■ **WORK TO COMPLETE**: Copy exactly the lines from the start of the data below through the one that carries "shown_labels = ['Andhra", and only those.
▬▬▬▬▬▬
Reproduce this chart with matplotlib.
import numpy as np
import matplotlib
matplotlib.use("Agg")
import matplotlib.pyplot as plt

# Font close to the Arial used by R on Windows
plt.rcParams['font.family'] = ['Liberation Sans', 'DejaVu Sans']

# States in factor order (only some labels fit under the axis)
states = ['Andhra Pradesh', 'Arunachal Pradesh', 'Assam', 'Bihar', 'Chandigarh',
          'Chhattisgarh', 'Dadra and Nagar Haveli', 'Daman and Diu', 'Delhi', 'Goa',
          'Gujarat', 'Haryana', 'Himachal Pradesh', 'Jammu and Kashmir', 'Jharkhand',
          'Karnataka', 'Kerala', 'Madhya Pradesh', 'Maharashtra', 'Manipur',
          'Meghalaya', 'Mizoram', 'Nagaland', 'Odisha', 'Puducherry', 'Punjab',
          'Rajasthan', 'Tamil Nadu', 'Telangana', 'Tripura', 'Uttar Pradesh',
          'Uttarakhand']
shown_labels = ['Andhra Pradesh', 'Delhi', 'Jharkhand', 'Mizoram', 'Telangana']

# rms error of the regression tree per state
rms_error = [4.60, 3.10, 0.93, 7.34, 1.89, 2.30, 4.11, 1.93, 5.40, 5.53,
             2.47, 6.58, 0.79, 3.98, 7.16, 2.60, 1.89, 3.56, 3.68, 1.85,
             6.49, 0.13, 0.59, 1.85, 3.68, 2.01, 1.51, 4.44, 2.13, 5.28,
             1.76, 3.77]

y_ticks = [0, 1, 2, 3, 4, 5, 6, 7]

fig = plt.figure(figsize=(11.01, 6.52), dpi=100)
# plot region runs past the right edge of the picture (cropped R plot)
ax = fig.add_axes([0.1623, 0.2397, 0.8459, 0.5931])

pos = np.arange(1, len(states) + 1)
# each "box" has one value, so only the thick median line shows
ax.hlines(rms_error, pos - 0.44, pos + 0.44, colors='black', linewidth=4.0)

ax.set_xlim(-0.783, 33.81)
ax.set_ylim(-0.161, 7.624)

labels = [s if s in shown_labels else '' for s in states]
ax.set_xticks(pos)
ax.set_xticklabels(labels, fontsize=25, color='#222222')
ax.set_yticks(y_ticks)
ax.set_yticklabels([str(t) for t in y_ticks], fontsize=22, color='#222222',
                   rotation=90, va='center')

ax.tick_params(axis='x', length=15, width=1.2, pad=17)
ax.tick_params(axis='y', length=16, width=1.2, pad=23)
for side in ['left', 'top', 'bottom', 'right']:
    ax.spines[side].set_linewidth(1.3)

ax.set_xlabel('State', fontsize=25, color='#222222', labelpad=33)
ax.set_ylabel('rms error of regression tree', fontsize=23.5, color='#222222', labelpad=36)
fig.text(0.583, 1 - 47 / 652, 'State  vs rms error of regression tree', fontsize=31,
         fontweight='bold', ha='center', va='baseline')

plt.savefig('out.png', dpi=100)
▬▬▬▬▬▬
■ **RESPONSE**:
Reproduce this chart with matplotlib.
import numpy as np
import matplotlib
matplotlib.use("Agg")
import matplotlib.pyplot as plt

# Font close to the Arial used by R on Windows
plt.rcParams['font.family'] = ['Liberation Sans', 'DejaVu Sans']

# States in factor order (only some labels fit under the axis)
states = ['Andhra Pradesh', 'Arunachal Pradesh', 'Assam', 'Bihar', 'Chandigarh',
          'Chhattisgarh', 'Dadra and Nagar Haveli', 'Daman and Diu', 'Delhi', 'Goa',
          'Gujarat', 'Haryana', 'Himachal Pradesh', 'Jammu and Kashmir', 'Jharkhand',
          'Karnataka', 'Kerala', 'Madhya Pradesh', 'Maharashtra', 'Manipur',
          'Meghalaya', 'Mizoram', 'Nagaland', 'Odisha', 'Puducherry', 'Punjab',
          'Rajasthan', 'Tamil Nadu', 'Telangana', 'Tripura', 'Uttar Pradesh',
          'Uttarakhand']
shown_labels = ['Andhra Pradesh', 'Delhi', 'Jharkhand', 'Mizoram', 'Telangana']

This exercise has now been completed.